--- RECORDED DATA ---

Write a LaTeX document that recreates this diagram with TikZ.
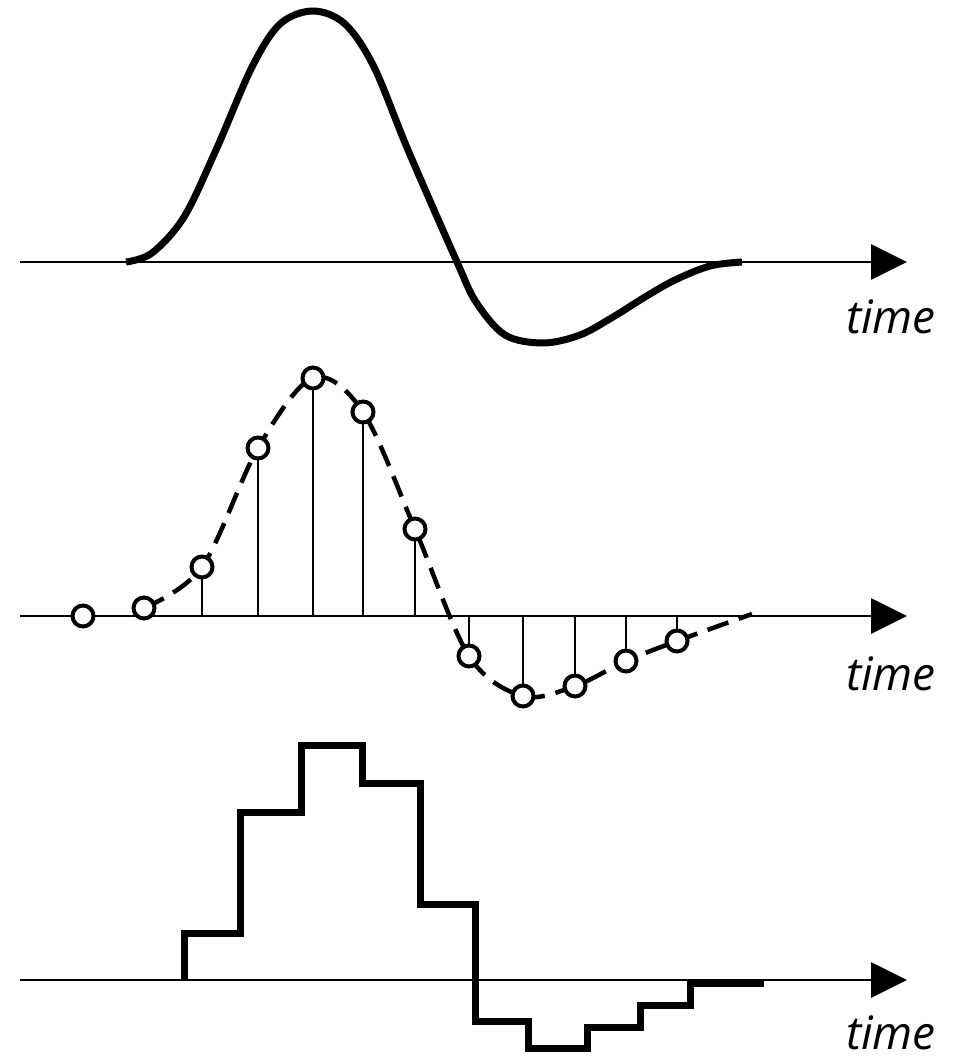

---
--- RECORDED DATA ---

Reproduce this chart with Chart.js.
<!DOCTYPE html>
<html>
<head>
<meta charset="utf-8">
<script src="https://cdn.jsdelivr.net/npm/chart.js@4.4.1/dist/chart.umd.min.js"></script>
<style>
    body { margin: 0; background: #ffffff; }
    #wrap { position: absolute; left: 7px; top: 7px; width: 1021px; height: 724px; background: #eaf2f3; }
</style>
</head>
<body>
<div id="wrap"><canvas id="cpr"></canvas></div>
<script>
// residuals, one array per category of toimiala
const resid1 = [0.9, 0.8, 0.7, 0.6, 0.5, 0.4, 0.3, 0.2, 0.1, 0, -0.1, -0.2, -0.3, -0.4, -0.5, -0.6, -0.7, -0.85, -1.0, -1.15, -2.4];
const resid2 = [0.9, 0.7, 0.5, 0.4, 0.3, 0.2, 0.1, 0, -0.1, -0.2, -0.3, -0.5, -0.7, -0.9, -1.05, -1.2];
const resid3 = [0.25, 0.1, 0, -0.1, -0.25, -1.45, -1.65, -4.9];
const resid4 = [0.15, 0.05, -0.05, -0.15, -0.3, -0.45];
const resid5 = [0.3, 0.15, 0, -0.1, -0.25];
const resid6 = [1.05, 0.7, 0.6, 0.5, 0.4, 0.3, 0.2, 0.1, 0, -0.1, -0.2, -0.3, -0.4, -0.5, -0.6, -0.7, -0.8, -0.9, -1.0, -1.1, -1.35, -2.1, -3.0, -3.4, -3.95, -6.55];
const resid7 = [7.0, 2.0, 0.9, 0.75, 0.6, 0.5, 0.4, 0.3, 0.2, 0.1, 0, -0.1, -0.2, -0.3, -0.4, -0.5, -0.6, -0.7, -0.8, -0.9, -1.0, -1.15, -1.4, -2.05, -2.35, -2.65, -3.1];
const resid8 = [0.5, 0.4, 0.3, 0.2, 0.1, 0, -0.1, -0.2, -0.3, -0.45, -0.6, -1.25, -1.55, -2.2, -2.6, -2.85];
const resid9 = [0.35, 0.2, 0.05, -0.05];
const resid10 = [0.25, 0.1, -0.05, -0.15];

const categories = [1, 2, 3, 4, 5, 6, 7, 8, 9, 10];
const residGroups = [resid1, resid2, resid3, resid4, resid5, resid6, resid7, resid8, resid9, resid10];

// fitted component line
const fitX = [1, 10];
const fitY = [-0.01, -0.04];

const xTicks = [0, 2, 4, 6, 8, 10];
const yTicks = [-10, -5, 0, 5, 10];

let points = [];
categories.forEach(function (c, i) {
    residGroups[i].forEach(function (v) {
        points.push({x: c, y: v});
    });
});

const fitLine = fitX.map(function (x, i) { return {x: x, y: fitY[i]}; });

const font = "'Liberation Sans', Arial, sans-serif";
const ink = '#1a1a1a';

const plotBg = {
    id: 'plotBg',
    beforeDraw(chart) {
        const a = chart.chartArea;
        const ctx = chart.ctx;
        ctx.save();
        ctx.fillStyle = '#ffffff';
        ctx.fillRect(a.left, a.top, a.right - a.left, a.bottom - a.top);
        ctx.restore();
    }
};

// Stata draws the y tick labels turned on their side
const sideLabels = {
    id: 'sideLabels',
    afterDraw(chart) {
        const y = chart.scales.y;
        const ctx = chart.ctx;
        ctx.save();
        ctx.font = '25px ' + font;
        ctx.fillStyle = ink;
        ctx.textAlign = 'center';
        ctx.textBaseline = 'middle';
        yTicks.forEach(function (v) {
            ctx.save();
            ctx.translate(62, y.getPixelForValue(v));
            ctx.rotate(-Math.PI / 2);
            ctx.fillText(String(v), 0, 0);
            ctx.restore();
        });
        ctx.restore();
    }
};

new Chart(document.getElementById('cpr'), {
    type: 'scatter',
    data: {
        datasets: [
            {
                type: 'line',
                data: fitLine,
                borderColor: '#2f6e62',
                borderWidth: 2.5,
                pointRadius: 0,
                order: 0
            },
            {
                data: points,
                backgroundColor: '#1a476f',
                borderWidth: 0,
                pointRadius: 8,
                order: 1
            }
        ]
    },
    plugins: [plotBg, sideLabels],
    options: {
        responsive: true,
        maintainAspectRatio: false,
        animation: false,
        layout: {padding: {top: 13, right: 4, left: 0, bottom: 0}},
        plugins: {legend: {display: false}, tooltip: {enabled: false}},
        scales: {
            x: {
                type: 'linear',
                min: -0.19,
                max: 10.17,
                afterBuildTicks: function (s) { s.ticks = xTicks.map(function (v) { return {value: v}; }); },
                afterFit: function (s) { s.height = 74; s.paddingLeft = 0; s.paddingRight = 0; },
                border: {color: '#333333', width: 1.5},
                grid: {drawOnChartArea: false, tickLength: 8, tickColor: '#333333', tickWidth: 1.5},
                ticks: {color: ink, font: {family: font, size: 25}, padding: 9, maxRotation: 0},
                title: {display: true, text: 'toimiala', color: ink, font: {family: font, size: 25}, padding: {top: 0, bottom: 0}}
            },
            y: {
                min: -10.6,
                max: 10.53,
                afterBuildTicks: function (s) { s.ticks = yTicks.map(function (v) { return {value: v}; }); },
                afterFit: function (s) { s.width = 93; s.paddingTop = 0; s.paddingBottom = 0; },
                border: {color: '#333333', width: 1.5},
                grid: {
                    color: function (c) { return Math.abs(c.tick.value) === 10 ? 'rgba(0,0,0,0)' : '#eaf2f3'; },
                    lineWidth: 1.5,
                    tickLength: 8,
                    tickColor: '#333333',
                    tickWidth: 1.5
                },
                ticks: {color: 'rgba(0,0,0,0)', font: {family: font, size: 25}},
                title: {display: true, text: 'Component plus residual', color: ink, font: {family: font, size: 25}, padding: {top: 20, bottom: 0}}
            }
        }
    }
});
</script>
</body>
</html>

---
--- RECORDED DATA ---

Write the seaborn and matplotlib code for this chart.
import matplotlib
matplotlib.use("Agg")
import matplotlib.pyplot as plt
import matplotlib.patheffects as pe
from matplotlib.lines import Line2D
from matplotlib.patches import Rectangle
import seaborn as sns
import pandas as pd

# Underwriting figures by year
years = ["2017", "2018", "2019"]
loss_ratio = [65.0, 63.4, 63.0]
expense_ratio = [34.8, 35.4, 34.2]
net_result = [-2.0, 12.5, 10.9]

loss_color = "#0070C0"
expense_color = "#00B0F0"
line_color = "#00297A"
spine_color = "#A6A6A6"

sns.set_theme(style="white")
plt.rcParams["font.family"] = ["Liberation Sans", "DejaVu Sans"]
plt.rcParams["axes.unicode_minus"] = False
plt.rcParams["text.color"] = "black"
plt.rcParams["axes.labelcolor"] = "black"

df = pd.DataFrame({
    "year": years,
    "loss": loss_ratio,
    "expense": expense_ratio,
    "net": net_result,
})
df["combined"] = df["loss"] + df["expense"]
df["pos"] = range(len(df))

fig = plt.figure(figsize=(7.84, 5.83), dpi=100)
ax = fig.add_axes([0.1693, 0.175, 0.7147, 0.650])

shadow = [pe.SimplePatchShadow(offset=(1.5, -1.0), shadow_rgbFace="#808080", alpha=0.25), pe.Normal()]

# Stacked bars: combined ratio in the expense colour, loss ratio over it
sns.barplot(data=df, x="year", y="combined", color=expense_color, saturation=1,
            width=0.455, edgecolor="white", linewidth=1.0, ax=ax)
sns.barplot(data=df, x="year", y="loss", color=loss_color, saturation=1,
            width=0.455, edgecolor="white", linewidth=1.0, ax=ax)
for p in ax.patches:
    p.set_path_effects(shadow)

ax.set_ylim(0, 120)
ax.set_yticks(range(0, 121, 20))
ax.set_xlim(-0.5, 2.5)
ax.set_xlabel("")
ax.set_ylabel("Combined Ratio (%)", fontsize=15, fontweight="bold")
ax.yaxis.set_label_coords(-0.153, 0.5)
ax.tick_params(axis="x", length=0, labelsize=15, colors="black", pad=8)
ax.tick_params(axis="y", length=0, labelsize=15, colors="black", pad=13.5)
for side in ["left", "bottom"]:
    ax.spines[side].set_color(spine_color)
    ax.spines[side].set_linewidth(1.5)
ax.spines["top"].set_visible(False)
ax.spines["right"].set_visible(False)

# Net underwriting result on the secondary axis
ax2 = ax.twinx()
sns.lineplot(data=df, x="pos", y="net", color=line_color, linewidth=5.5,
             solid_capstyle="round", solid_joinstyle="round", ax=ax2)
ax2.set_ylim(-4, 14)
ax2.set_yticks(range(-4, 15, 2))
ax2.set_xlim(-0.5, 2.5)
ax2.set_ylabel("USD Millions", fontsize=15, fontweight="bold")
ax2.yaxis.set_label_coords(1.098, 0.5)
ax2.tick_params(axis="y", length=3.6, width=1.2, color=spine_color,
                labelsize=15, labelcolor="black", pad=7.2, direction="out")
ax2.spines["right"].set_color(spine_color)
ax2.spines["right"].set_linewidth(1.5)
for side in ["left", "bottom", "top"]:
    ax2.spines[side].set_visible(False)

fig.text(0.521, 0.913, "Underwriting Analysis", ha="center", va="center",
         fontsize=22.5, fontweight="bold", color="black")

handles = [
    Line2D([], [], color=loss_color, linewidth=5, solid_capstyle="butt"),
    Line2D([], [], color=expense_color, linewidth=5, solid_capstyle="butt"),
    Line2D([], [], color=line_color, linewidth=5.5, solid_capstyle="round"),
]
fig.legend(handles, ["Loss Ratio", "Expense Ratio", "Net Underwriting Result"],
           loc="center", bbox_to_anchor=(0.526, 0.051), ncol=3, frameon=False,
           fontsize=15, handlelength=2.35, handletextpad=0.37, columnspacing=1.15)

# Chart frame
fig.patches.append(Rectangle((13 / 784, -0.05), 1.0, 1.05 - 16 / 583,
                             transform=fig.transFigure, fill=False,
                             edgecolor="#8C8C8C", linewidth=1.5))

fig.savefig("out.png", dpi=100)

---

INSTRUCTION: Both the line with "Write the seaborn" and the line with "p.set_path_effects(shadow)" belong in the answer; write them out exactly, with every line between.

EXERCISE RESULT:
Write the seaborn and matplotlib code for this chart.
import matplotlib
matplotlib.use("Agg")
import matplotlib.pyplot as plt
import matplotlib.patheffects as pe
from matplotlib.lines import Line2D
from matplotlib.patches import Rectangle
import seaborn as sns
import pandas as pd

# Underwriting figures by year
years = ["2017", "2018", "2019"]
loss_ratio = [65.0, 63.4, 63.0]
expense_ratio = [34.8, 35.4, 34.2]
net_result = [-2.0, 12.5, 10.9]

loss_color = "#0070C0"
expense_color = "#00B0F0"
line_color = "#00297A"
spine_color = "#A6A6A6"

sns.set_theme(style="white")
plt.rcParams["font.family"] = ["Liberation Sans", "DejaVu Sans"]
plt.rcParams["axes.unicode_minus"] = False
plt.rcParams["text.color"] = "black"
plt.rcParams["axes.labelcolor"] = "black"

df = pd.DataFrame({
    "year": years,
    "loss": loss_ratio,
    "expense": expense_ratio,
    "net": net_result,
})
df["combined"] = df["loss"] + df["expense"]
df["pos"] = range(len(df))

fig = plt.figure(figsize=(7.84, 5.83), dpi=100)
ax = fig.add_axes([0.1693, 0.175, 0.7147, 0.650])

shadow = [pe.SimplePatchShadow(offset=(1.5, -1.0), shadow_rgbFace="#808080", alpha=0.25), pe.Normal()]

# Stacked bars: combined ratio in the expense colour, loss ratio over it
sns.barplot(data=df, x="year", y="combined", color=expense_color, saturation=1,
            width=0.455, edgecolor="white", linewidth=1.0, ax=ax)
sns.barplot(data=df, x="year", y="loss", color=loss_color, saturation=1,
            width=0.455, edgecolor="white", linewidth=1.0, ax=ax)
for p in ax.patches:
    p.set_path_effects(shadow)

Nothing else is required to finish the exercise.